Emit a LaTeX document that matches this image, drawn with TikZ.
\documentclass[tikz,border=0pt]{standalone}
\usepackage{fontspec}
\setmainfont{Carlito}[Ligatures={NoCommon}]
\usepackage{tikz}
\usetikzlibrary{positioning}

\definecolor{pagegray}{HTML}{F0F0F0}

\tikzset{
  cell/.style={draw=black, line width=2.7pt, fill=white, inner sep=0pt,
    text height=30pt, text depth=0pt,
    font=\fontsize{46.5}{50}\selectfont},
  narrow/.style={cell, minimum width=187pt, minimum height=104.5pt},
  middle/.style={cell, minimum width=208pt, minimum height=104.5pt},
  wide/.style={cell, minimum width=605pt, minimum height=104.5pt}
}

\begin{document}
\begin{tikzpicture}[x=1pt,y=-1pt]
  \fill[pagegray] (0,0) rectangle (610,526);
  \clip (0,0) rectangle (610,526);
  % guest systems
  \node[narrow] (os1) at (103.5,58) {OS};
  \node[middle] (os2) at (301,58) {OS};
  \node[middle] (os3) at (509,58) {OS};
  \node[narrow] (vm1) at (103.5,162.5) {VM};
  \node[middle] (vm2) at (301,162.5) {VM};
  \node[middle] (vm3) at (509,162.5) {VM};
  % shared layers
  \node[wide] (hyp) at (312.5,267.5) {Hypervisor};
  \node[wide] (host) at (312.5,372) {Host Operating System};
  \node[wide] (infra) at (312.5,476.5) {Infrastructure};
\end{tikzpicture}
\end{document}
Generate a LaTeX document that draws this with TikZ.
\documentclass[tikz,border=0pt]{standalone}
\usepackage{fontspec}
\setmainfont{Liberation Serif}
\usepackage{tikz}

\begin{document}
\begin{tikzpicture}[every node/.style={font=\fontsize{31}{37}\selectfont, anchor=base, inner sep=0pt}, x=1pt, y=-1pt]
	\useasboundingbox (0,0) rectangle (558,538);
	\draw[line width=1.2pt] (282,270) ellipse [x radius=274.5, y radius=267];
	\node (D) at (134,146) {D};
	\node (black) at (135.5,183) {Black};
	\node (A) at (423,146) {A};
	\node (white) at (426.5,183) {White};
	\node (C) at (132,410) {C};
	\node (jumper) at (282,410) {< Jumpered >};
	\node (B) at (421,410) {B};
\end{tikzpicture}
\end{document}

——

Goal
Using the data above, reproduce every line exactly.

Written solution
Emit a LaTeX document that matches this image, drawn with TikZ.
\documentclass[tikz,border=0pt]{standalone}
\usepackage{fontspec}
\setmainfont{Carlito}[Ligatures={NoCommon}]
\usepackage{tikz}
\usetikzlibrary{positioning}

\definecolor{pagegray}{HTML}{F0F0F0}

\tikzset{
  cell/.style={draw=black, line width=2.7pt, fill=white, inner sep=0pt,
    text height=30pt, text depth=0pt,
    font=\fontsize{46.5}{50}\selectfont},
  narrow/.style={cell, minimum width=187pt, minimum height=104.5pt},
  middle/.style={cell, minimum width=208pt, minimum height=104.5pt},
  wide/.style={cell, minimum width=605pt, minimum height=104.5pt}
}

\begin{document}
\begin{tikzpicture}[x=1pt,y=-1pt]
  \fill[pagegray] (0,0) rectangle (610,526);
  \clip (0,0) rectangle (610,526);
  % guest systems
  \node[narrow] (os1) at (103.5,58) {OS};
  \node[middle] (os2) at (301,58) {OS};
  \node[middle] (os3) at (509,58) {OS};
  \node[narrow] (vm1) at (103.5,162.5) {VM};
  \node[middle] (vm2) at (301,162.5) {VM};
  \node[middle] (vm3) at (509,162.5) {VM};
  % shared layers
  \node[wide] (hyp) at (312.5,267.5) {Hypervisor};
  \node[wide] (host) at (312.5,372) {Host Operating System};
  \node[wide] (infra) at (312.5,476.5) {Infrastructure};
\end{tikzpicture}
\end{document}
Generate a LaTeX document that draws this with TikZ.
\documentclass[tikz,border=0pt]{standalone}
\usepackage{fontspec}
\setmainfont{Liberation Serif}
\usepackage{tikz}

\begin{document}
\begin{tikzpicture}[every node/.style={font=\fontsize{31}{37}\selectfont, anchor=base, inner sep=0pt}, x=1pt, y=-1pt]
	\useasboundingbox (0,0) rectangle (558,538);
	\draw[line width=1.2pt] (282,270) ellipse [x radius=274.5, y radius=267];
	\node (D) at (134,146) {D};
	\node (black) at (135.5,183) {Black};
	\node (A) at (423,146) {A};
	\node (white) at (426.5,183) {White};
	\node (C) at (132,410) {C};
	\node (jumper) at (282,410) {< Jumpered >};
	\node (B) at (421,410) {B};
\end{tikzpicture}
\end{document}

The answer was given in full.